## BEGIN Data lines

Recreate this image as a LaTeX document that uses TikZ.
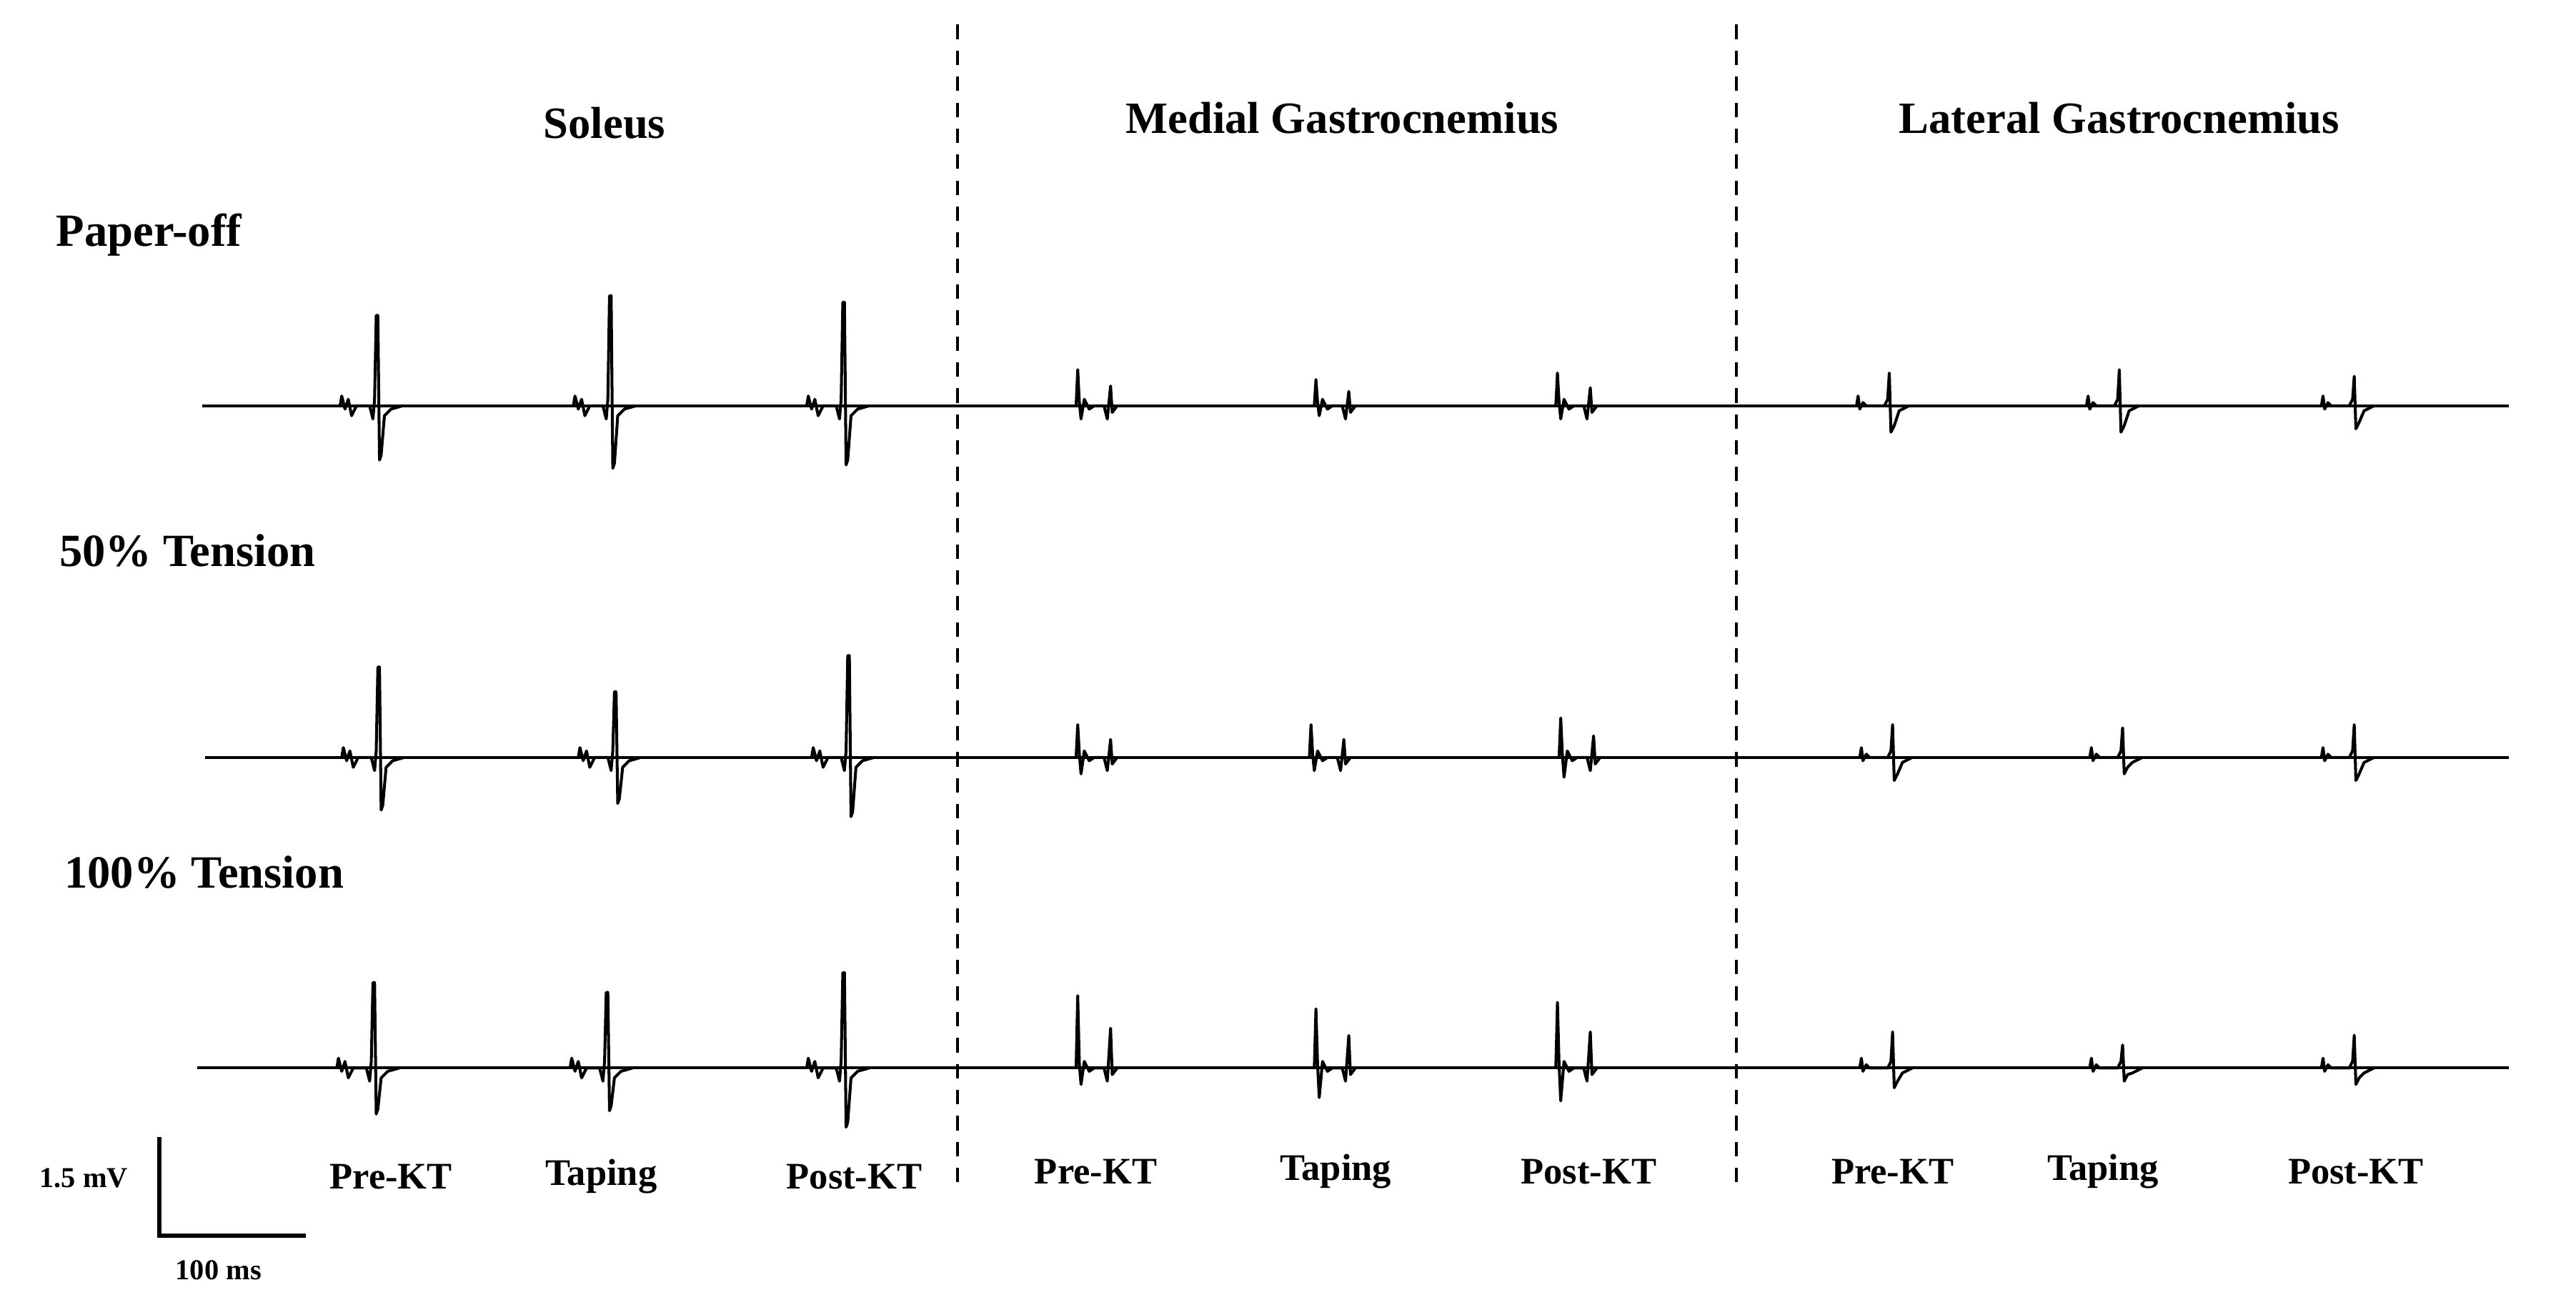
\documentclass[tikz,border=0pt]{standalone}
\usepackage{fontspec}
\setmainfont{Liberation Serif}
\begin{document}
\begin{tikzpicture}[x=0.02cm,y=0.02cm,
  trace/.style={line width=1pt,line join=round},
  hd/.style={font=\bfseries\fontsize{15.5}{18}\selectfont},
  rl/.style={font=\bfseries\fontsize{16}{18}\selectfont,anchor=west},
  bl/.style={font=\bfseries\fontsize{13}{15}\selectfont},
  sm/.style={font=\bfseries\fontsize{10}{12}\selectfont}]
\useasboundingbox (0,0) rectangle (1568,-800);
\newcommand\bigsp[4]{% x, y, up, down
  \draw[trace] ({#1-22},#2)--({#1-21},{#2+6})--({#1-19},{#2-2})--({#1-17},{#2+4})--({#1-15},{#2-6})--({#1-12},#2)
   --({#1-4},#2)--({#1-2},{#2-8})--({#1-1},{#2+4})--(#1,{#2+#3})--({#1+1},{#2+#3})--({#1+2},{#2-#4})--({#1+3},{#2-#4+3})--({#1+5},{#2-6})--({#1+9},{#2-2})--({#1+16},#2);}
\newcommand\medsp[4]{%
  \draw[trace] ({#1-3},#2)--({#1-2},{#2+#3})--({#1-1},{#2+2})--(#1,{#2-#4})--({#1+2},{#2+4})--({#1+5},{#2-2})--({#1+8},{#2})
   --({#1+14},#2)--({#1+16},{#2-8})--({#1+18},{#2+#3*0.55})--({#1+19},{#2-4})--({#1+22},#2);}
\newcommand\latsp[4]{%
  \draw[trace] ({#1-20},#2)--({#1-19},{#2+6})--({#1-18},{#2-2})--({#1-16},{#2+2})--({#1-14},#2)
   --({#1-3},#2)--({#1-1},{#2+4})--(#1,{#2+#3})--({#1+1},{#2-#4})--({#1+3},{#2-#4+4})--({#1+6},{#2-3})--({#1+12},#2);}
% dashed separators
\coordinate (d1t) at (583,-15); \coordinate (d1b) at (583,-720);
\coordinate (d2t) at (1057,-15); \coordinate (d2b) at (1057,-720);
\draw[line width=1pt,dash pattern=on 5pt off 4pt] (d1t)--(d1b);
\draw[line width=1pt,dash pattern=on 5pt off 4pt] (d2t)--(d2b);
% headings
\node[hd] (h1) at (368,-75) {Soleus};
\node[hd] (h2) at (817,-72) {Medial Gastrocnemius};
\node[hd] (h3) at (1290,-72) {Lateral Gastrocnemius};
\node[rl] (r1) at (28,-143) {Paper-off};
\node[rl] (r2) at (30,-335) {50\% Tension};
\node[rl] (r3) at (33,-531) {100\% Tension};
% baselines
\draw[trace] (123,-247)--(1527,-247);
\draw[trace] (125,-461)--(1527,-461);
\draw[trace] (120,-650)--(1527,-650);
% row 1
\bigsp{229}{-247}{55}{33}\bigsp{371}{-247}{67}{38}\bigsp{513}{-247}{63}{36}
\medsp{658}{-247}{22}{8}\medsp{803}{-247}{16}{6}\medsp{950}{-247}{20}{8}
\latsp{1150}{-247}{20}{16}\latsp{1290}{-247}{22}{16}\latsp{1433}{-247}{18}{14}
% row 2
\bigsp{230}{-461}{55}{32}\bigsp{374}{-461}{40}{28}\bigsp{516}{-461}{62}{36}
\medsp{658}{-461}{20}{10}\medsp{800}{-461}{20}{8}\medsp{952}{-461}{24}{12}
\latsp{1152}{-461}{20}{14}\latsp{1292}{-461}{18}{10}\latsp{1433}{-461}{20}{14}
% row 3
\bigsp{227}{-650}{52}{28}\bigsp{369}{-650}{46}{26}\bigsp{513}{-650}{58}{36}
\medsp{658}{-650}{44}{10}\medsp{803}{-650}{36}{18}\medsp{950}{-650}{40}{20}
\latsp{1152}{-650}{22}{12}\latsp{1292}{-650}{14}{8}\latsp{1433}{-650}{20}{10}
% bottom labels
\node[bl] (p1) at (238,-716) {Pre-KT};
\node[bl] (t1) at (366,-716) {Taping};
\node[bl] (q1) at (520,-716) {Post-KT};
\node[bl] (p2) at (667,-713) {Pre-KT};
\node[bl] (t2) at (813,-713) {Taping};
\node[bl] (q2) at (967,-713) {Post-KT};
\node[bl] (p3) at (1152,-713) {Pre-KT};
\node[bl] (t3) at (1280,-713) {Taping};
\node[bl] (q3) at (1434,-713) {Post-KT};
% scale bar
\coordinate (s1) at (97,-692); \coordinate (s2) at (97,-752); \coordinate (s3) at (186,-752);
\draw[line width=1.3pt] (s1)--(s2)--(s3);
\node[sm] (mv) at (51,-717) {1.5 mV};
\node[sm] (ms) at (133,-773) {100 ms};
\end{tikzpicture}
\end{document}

## END Data lines

__Brief__
Transcribe the whole listing exactly. Pictures are excluded.

__Expected answer__
Recreate this image as a LaTeX document that uses TikZ.
\documentclass[tikz,border=0pt]{standalone}
\usepackage{fontspec}
\setmainfont{Liberation Serif}
\begin{document}
\begin{tikzpicture}[x=0.02cm,y=0.02cm,
  trace/.style={line width=1pt,line join=round},
  hd/.style={font=\bfseries\fontsize{15.5}{18}\selectfont},
  rl/.style={font=\bfseries\fontsize{16}{18}\selectfont,anchor=west},
  bl/.style={font=\bfseries\fontsize{13}{15}\selectfont},
  sm/.style={font=\bfseries\fontsize{10}{12}\selectfont}]
\useasboundingbox (0,0) rectangle (1568,-800);
\newcommand\bigsp[4]{% x, y, up, down
  \draw[trace] ({#1-22},#2)--({#1-21},{#2+6})--({#1-19},{#2-2})--({#1-17},{#2+4})--({#1-15},{#2-6})--({#1-12},#2)
   --({#1-4},#2)--({#1-2},{#2-8})--({#1-1},{#2+4})--(#1,{#2+#3})--({#1+1},{#2+#3})--({#1+2},{#2-#4})--({#1+3},{#2-#4+3})--({#1+5},{#2-6})--({#1+9},{#2-2})--({#1+16},#2);}
\newcommand\medsp[4]{%
  \draw[trace] ({#1-3},#2)--({#1-2},{#2+#3})--({#1-1},{#2+2})--(#1,{#2-#4})--({#1+2},{#2+4})--({#1+5},{#2-2})--({#1+8},{#2})
   --({#1+14},#2)--({#1+16},{#2-8})--({#1+18},{#2+#3*0.55})--({#1+19},{#2-4})--({#1+22},#2);}
\newcommand\latsp[4]{%
  \draw[trace] ({#1-20},#2)--({#1-19},{#2+6})--({#1-18},{#2-2})--({#1-16},{#2+2})--({#1-14},#2)
   --({#1-3},#2)--({#1-1},{#2+4})--(#1,{#2+#3})--({#1+1},{#2-#4})--({#1+3},{#2-#4+4})--({#1+6},{#2-3})--({#1+12},#2);}
% dashed separators
\coordinate (d1t) at (583,-15); \coordinate (d1b) at (583,-720);
\coordinate (d2t) at (1057,-15); \coordinate (d2b) at (1057,-720);
\draw[line width=1pt,dash pattern=on 5pt off 4pt] (d1t)--(d1b);
\draw[line width=1pt,dash pattern=on 5pt off 4pt] (d2t)--(d2b);
% headings
\node[hd] (h1) at (368,-75) {Soleus};
\node[hd] (h2) at (817,-72) {Medial Gastrocnemius};
\node[hd] (h3) at (1290,-72) {Lateral Gastrocnemius};
\node[rl] (r1) at (28,-143) {Paper-off};
\node[rl] (r2) at (30,-335) {50\% Tension};
\node[rl] (r3) at (33,-531) {100\% Tension};
% baselines
\draw[trace] (123,-247)--(1527,-247);
\draw[trace] (125,-461)--(1527,-461);
\draw[trace] (120,-650)--(1527,-650);
% row 1
\bigsp{229}{-247}{55}{33}\bigsp{371}{-247}{67}{38}\bigsp{513}{-247}{63}{36}
\medsp{658}{-247}{22}{8}\medsp{803}{-247}{16}{6}\medsp{950}{-247}{20}{8}
\latsp{1150}{-247}{20}{16}\latsp{1290}{-247}{22}{16}\latsp{1433}{-247}{18}{14}
% row 2
\bigsp{230}{-461}{55}{32}\bigsp{374}{-461}{40}{28}\bigsp{516}{-461}{62}{36}
\medsp{658}{-461}{20}{10}\medsp{800}{-461}{20}{8}\medsp{952}{-461}{24}{12}
\latsp{1152}{-461}{20}{14}\latsp{1292}{-461}{18}{10}\latsp{1433}{-461}{20}{14}
% row 3
\bigsp{227}{-650}{52}{28}\bigsp{369}{-650}{46}{26}\bigsp{513}{-650}{58}{36}
\medsp{658}{-650}{44}{10}\medsp{803}{-650}{36}{18}\medsp{950}{-650}{40}{20}
\latsp{1152}{-650}{22}{12}\latsp{1292}{-650}{14}{8}\latsp{1433}{-650}{20}{10}
% bottom labels
\node[bl] (p1) at (238,-716) {Pre-KT};
\node[bl] (t1) at (366,-716) {Taping};
\node[bl] (q1) at (520,-716) {Post-KT};
\node[bl] (p2) at (667,-713) {Pre-KT};
\node[bl] (t2) at (813,-713) {Taping};
\node[bl] (q2) at (967,-713) {Post-KT};
\node[bl] (p3) at (1152,-713) {Pre-KT};
\node[bl] (t3) at (1280,-713) {Taping};
\node[bl] (q3) at (1434,-713) {Post-KT};
% scale bar
\coordinate (s1) at (97,-692); \coordinate (s2) at (97,-752); \coordinate (s3) at (186,-752);
\draw[line width=1.3pt] (s1)--(s2)--(s3);
\node[sm] (mv) at (51,-717) {1.5 mV};
\node[sm] (ms) at (133,-773) {100 ms};
\end{tikzpicture}
\end{document}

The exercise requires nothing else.